Driver served as deputy clerk in the estates/special proceedings division in the Clerk’s office for four years before being fired in June 2017. When he announced his intention to run, Driver indicated there was a need for “new vision” in the Clerk’s office.
“I think my accomplishments speak for themselves,” said Driver. “It’s time we have somebody in there who has active leadership, someone who can be held accountable for what is going on there. It’s time for a new vision; it’s time for a new perspective. I know I can do it better.”
Wednesday morning, after making his plans official, Driver said he wants what is best for Sampson County and its residents, and he feels that would be him.
“Sampson County deserves someone who is committed,” Driver shared. “Someone that is in there for the right reasons and sees a vision for the future.”
Driver received the Governor’s Medallion Award for Volunteer Service in recognition of his efforts to the Sampson County Diaper Bank, which has distributed diapers to more than 2,500 people in Sampson County.
Driver and wife Allison have two young daughters, Taylor and Spencer. Along with the Diaper Bank, Driver is involved with the Downtown Dash Committee, Republican Executive Committee, Young Republicans, Sampson County Convention & Visitors Bureau, Clinton-Sampson Chamber of Commerce and Young Professionals.

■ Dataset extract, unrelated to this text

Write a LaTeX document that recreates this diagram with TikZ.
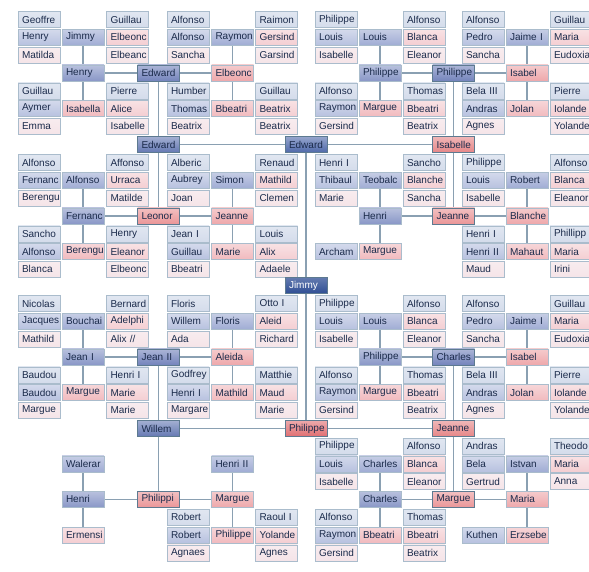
\documentclass[tikz,border=0pt]{standalone}
\usepackage{fontspec}
\setmainfont{Liberation Sans}
\usetikzlibrary{backgrounds}
\definecolor{Ink}{RGB}{27,43,75}
\definecolor{Edge}{RGB}{170,188,204}
\definecolor{EdgeDk}{RGB}{93,122,144}
\definecolor{Line}{RGB}{138,160,178}
\definecolor{M0}{RGB}{47,78,148}
\definecolor{M1}{RGB}{79,105,170}
\definecolor{M2}{RGB}{101,121,179}
\definecolor{M3}{RGB}{116,132,188}
\definecolor{M4}{RGB}{137,151,199}
\definecolor{M5}{RGB}{160,172,212}
\definecolor{M6}{RGB}{183,193,223}
\definecolor{M7}{RGB}{212,220,235}
\definecolor{F1}{RGB}{224,111,114}
\definecolor{F2}{RGB}{230,134,136}
\definecolor{F3}{RGB}{234,150,152}
\definecolor{F4}{RGB}{238,168,171}
\definecolor{F5}{RGB}{241,186,190}
\definecolor{F6}{RGB}{244,206,210}
\definecolor{F7}{RGB}{245,228,232}
\tikzset{
  % one name cell
  cell/.style={
    minimum width=42pt, text width=34pt, minimum height=16pt,
    inner xsep=4pt, inner ysep=0pt, align=left,
    font=\fontsize{10}{10}\selectfont, text=Ink,
    draw=Edge, line width=0.4pt
  },
  % men, by generation
  m0/.style={cell, draw=EdgeDk, top color=M0!75!white, bottom color=M0, text=white},
  m1/.style={cell, draw=EdgeDk, top color=M1!60!white, bottom color=M1},
  m2/.style={cell, draw=EdgeDk, top color=M2!60!white, bottom color=M2},
  m3/.style={cell, draw=EdgeDk, top color=M3!60!white, bottom color=M3},
  m4/.style={cell, top color=M4!60!white, bottom color=M4},
  m5/.style={cell, top color=M5!60!white, bottom color=M5},
  m6/.style={cell, top color=M6!60!white, bottom color=M6},
  m7/.style={cell, top color=M7!70!white, bottom color=M7},
  % women, by generation
  f1/.style={cell, draw=EdgeDk, top color=F1!60!white, bottom color=F1},
  f2/.style={cell, draw=EdgeDk, top color=F2!60!white, bottom color=F2},
  f3/.style={cell, draw=EdgeDk, top color=F3!60!white, bottom color=F3},
  f4/.style={cell, top color=F4!60!white, bottom color=F4},
  f5/.style={cell, top color=F5!60!white, bottom color=F5},
  f6/.style={cell, top color=F6!60!white, bottom color=F6},
  f7/.style={cell, top color=F7!70!white, bottom color=F7},
  % connector
  link/.style={draw=Line, line width=1.4pt},
}
% parent, person and mother stacked in one column
\newcommand{\famtrio}[7]{%
  \node[m7] (#1t) at (#2,#3-17.8) {#5};
  \node[#4] (#1m) at (#2,#3) {#6};
  \node[f7] (#1b) at (#2,#3+17.8) {#7};%
}

\begin{document}
\begin{tikzpicture}[x=1pt, y=-1pt]
\useasboundingbox (0,0) rectangle (589,571);

% ── Block 1 (top) ────────────────────────────────────────────────────────────
\famtrio{aa}{39}{37.3}{m6}{Geoffre}{Henry}{Matilda}
\famtrio{ab}{127.5}{37.3}{f6}{Guillau}{Elbeonc}{Elbeanc}
\famtrio{ac}{39}{108.5}{m6}{Guillau}{Aymer}{Emma}
\famtrio{ad}{127.5}{108.5}{f6}{Pierre}{Alice}{Isabelle}
\node[m5] (jimmyA) at (83,37.3) {Jimmy};
\node[m4] (henryA) at (83,72.9) {Henry};
\node[f5] (isabellaA) at (83,108.5) {Isabella};
\node[m3] (edwardA) at (158.5,72.9) {Edward};

\famtrio{ae}{188}{37.3}{m6}{Alfonso}{Alfonso}{Sancha}
\famtrio{af}{276.5}{37.3}{f6}{Raimon}{Gersind}{Garsind}
\famtrio{ag}{188}{108.5}{m6}{Humber}{Thomas}{Beatrix}
\famtrio{ah}{276.5}{108.5}{f6}{Guillau}{Beatrix}{Beatrix}
\node[m5] (raymonA) at (232.5,37.3) {Raymon};
\node[f4] (elbeoncA) at (232.5,72.9) {Elbeonc};
\node[f5] (bbeatriA) at (232.5,108.5) {Bbeatri};

\famtrio{ai}{336}{37.3}{m6}{Philippe}{Louis}{Isabelle}
\famtrio{aj}{424}{37.3}{f6}{Alfonso}{Blanca}{Eleanor}
\famtrio{ak}{336}{108.5}{m6}{Alfonso}{Raymon}{Gersind}
\famtrio{al}{424}{108.5}{f6}{Thomas}{Bbeatri}{Beatrix}
\node[m5] (louisA) at (380,37.3) {Louis};
\node[m4] (philippeA) at (380,72.9) {Philippe};
\node[f5] (margueA) at (380,108.5) {Margue};
\node[m3] (philippeB) at (453.5,72.9) {Philippe};

\famtrio{am}{483}{37.3}{m6}{Alfonso}{Pedro}{Sancha}
\famtrio{an}{571}{37.3}{f6}{Guillau}{Maria}{Eudoxia}
\famtrio{ao}{483}{108.5}{m6}{Bela III}{Andras}{Agnes}
\famtrio{ap}{571}{108.5}{f6}{Pierre}{Iolande}{Yolande}
\node[m5] (jaimeA) at (527,37.3) {Jaime I};
\node[f4] (isabelA) at (527,72.9) {Isabel};
\node[f5] (jolanA) at (527,108.5) {Jolan};

% ── Upper level ──────────────────────────────────────────────────────────────
\node[m2] (edwardL) at (158.5,144.5) {Edward};
\node[m1] (edwardC) at (306,144.5) {Edward};
\node[f2] (isabelleR) at (453.5,144.5) {Isabelle};

% ── Block 2 ──────────────────────────────────────────────────────────────────
\famtrio{ba}{39}{180.3}{m6}{Alfonso}{Fernanc}{Berengu}
\famtrio{bb}{127.5}{180.3}{f6}{Affonso}{Urraca}{Matilde}
\famtrio{bc}{39}{251.5}{m6}{Sancho}{Alfonso}{Blanca}
\famtrio{bd}{127.5}{251.5}{f6}{Henry}{Eleanor}{Elbeonc}
\node[m5] (alfonsoB) at (83,180.3) {Alfonso};
\node[m4] (fernancB) at (83,215.9) {Fernanc};
\node[f5] (berenguB) at (83,251.5) {Berengu};
\node[f3] (leonorB) at (158.5,215.9) {Leonor};

\famtrio{be}{188}{180.3}{m6}{Alberic}{Aubrey}{Joan}
\famtrio{bf}{276.5}{180.3}{f6}{Renaud}{Mathild}{Clemen}
\famtrio{bg}{188}{251.5}{m6}{Jean I}{Guillau}{Bbeatri}
\famtrio{bh}{276.5}{251.5}{f6}{Louis}{Alix}{Adaele}
\node[m5] (simonB) at (232.5,180.3) {Simon};
\node[f4] (jeanneB) at (232.5,215.9) {Jeanne};
\node[f5] (marieB) at (232.5,251.5) {Marie};

\famtrio{bi}{336}{180.3}{m6}{Henri I}{Thibaul}{Marie}
\famtrio{bj}{424}{180.3}{f6}{Sancho}{Blanche}{Sancha}
\node[m6] (archamB) at (336,251.5) {Archam};
\node[m5] (teobalcB) at (380,180.3) {Teobalc};
\node[m4] (henriB) at (380,215.9) {Henri};
\node[f5] (margueB) at (380,251.5) {Margue};
\node[f3] (jeanneR) at (453.5,215.9) {Jeanne};

\famtrio{bk}{483}{180.3}{m6}{Philippe}{Louis}{Isabelle}
\famtrio{bl}{571}{180.3}{f6}{Alfonso}{Blanca}{Eleanor}
\famtrio{bm}{483}{251.5}{m6}{Henri I}{Henri II}{Maud}
\famtrio{bn}{571}{251.5}{f6}{Phillipp}{Maria}{Irini}
\node[m5] (robertB) at (527,180.3) {Robert};
\node[f4] (blancheB) at (527,215.9) {Blanche};
\node[f5] (mahautB) at (527,251.5) {Mahaut};

% ── Root ─────────────────────────────────────────────────────────────────────
\node[m0] (jimmy) at (306,285.5) {Jimmy};

% ── Block 3 ──────────────────────────────────────────────────────────────────
\famtrio{ca}{39}{321.3}{m6}{Nicolas}{Jacques}{Mathild}
\famtrio{cb}{127.5}{321.3}{f6}{Bernard}{Adelphi}{Alix //}
\famtrio{cc}{39}{392.5}{m6}{Baudou}{Baudou}{Margue}
\famtrio{cd}{127.5}{392.5}{f6}{Henri I}{Marie}{Marie}
\node[m5] (bouchaiC) at (83,321.3) {Bouchai};
\node[m4] (jeanC) at (83,356.9) {Jean I};
\node[f5] (margueC) at (83,392.5) {Margue};
\node[m3] (jeanIIC) at (158.5,356.9) {Jean II};

\famtrio{ce}{188}{321.3}{m6}{Floris}{Willem}{Ada}
\famtrio{cf}{276.5}{321.3}{f6}{Otto I}{Aleid}{Richard}
\famtrio{cg}{188}{392.5}{m6}{Godfrey}{Henri I}{Margare}
\famtrio{ch}{276.5}{392.5}{f6}{Matthie}{Maud}{Marie}
\node[m5] (florisC) at (232.5,321.3) {Floris};
\node[f4] (aleidaC) at (232.5,356.9) {Aleida};
\node[f5] (mathildC) at (232.5,392.5) {Mathild};

\famtrio{ci}{336}{321.3}{m6}{Philippe}{Louis}{Isabelle}
\famtrio{cj}{424}{321.3}{f6}{Alfonso}{Blanca}{Eleanor}
\famtrio{ck}{336}{392.5}{m6}{Alfonso}{Raymon}{Gersind}
\famtrio{cl}{424}{392.5}{f6}{Thomas}{Bbeatri}{Beatrix}
\node[m5] (louisC) at (380,321.3) {Louis};
\node[m4] (philippeC) at (380,356.9) {Philippe};
\node[f5] (margueC2) at (380,392.5) {Margue};
\node[m3] (charlesC) at (453.5,356.9) {Charles};

\famtrio{cm}{483}{321.3}{m6}{Alfonso}{Pedro}{Sancha}
\famtrio{cn}{571}{321.3}{f6}{Guillau}{Maria}{Eudoxia}
\famtrio{co}{483}{392.5}{m6}{Bela III}{Andras}{Agnes}
\famtrio{cp}{571}{392.5}{f6}{Pierre}{Iolande}{Yolande}
\node[m5] (jaimeC) at (527,321.3) {Jaime I};
\node[f4] (isabelC) at (527,356.9) {Isabel};
\node[f5] (jolanC) at (527,392.5) {Jolan};

% ── Lower level ──────────────────────────────────────────────────────────────
\node[m2] (willemL) at (158.5,428.5) {Willem};
\node[f1] (philippeM) at (306,428.5) {Philippe};
\node[f2] (jeanneM) at (453.5,428.5) {Jeanne};

% ── Block 4 (bottom) ─────────────────────────────────────────────────────────
\node[m5] (waleranD) at (83,463.8) {Walerar};
\node[m4] (henriD) at (83,499.4) {Henri};
\node[f6] (ermensiD) at (83,535) {Ermensi};
\node[f3] (philippiD) at (158.5,499.4) {Philippi};

\famtrio{dg}{188}{535}{m6}{Robert}{Robert}{Agnaes}
\famtrio{dh}{276.5}{535}{f6}{Raoul I}{Yolande}{Agnes}
\node[m5] (henriIID) at (232.5,463.8) {Henri II};
\node[f4] (margueD) at (232.5,499.4) {Margue};
\node[f5] (philippeD) at (232.5,535) {Philippe};

\famtrio{di}{336}{463.8}{m6}{Philippe}{Louis}{Isabelle}
\famtrio{dj}{424}{463.8}{f6}{Alfonso}{Blanca}{Eleanor}
\famtrio{dk}{336}{535}{m6}{Alfonso}{Raymon}{Gersind}
\famtrio{dl}{424}{535}{f6}{Thomas}{Bbeatri}{Beatrix}
\node[m5] (charlesD) at (380,463.8) {Charles};
\node[m4] (charlesD2) at (380,499.4) {Charles};
\node[f5] (bbeatriD) at (380,535) {Bbeatri};
\node[f3] (margueR) at (453.5,499.4) {Margue};

\famtrio{dm}{483}{463.8}{m6}{Andras}{Bela}{Gertrud}
\famtrio{dn}{571}{463.8}{f6}{Theodo}{Maria}{Anna}
\node[m6] (kuthenD) at (483,535) {Kuthen};
\node[m5] (istvanD) at (527,463.8) {Istvan};
\node[f4] (mariaD) at (527,499.4) {Maria};
\node[f5] (erzsebeD) at (527,535) {Erzsebe};

% ── Connectors ───────────────────────────────────────────────────────────────
\begin{pgfonlayer}{background}
  % parents of each couple
  \draw[link] (jimmyA) -- (henryA) -- (isabellaA);
  \draw[link] (raymonA) -- (elbeoncA) -- (bbeatriA);
  \draw[link] (louisA) -- (philippeA) -- (margueA);
  \draw[link] (jaimeA) -- (isabelA) -- (jolanA);
  \draw[link] (alfonsoB) -- (fernancB) -- (berenguB);
  \draw[link] (simonB) -- (jeanneB) -- (marieB);
  \draw[link] (teobalcB) -- (henriB) -- (margueB);
  \draw[link] (robertB) -- (blancheB) -- (mahautB);
  \draw[link] (bouchaiC) -- (jeanC) -- (margueC);
  \draw[link] (florisC) -- (aleidaC) -- (mathildC);
  \draw[link] (louisC) -- (philippeC) -- (margueC2);
  \draw[link] (jaimeC) -- (isabelC) -- (jolanC);
  \draw[link] (waleranD) -- (henriD) -- (ermensiD);
  \draw[link] (henriIID) -- (margueD) -- (philippeD);
  \draw[link] (charlesD) -- (charlesD2) -- (bbeatriD);
  \draw[link] (istvanD) -- (mariaD) -- (erzsebeD);
  % couples
  \draw[link] (henryA) -- (edwardA) -- (elbeoncA);
  \draw[link] (philippeA) -- (philippeB) -- (isabelA);
  \draw[link] (fernancB) -- (leonorB) -- (jeanneB);
  \draw[link] (henriB) -- (jeanneR) -- (blancheB);
  \draw[link] (jeanC) -- (jeanIIC) -- (aleidaC);
  \draw[link] (philippeC) -- (charlesC) -- (isabelC);
  \draw[link] (henriD) -- (philippiD) -- (margueD);
  \draw[link] (charlesD2) -- (margueR) -- (mariaD);
  % upper generations
  \draw[link] (edwardA) -- (edwardL) -- (leonorB);
  \draw[link] (philippeB) -- (isabelleR) -- (jeanneR);
  \draw[link] (jeanIIC) -- (willemL) -- (philippiD);
  \draw[link] (charlesC) -- (jeanneM) -- (margueR);
  \draw[link] (edwardL) -- (edwardC) -- (isabelleR);
  \draw[link] (willemL) -- (philippeM) -- (jeanneM);
  \draw[link] (edwardC) -- (jimmy) -- (philippeM);
\end{pgfonlayer}

\end{tikzpicture}
\end{document}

Also related to Sampson County’s ballot, Raymond Smith Jr. and Robert Freeman Sr. filed for the North Carolina House of Representative District 21 seat that will become vacant upon current Rep. Larry Bell’s decision to no seek reelection.
Tony Denning officially filed for the North Carolina House of Representative District 22 seat, as a Democrat, after current Rep. William Brisson switched parties late last year.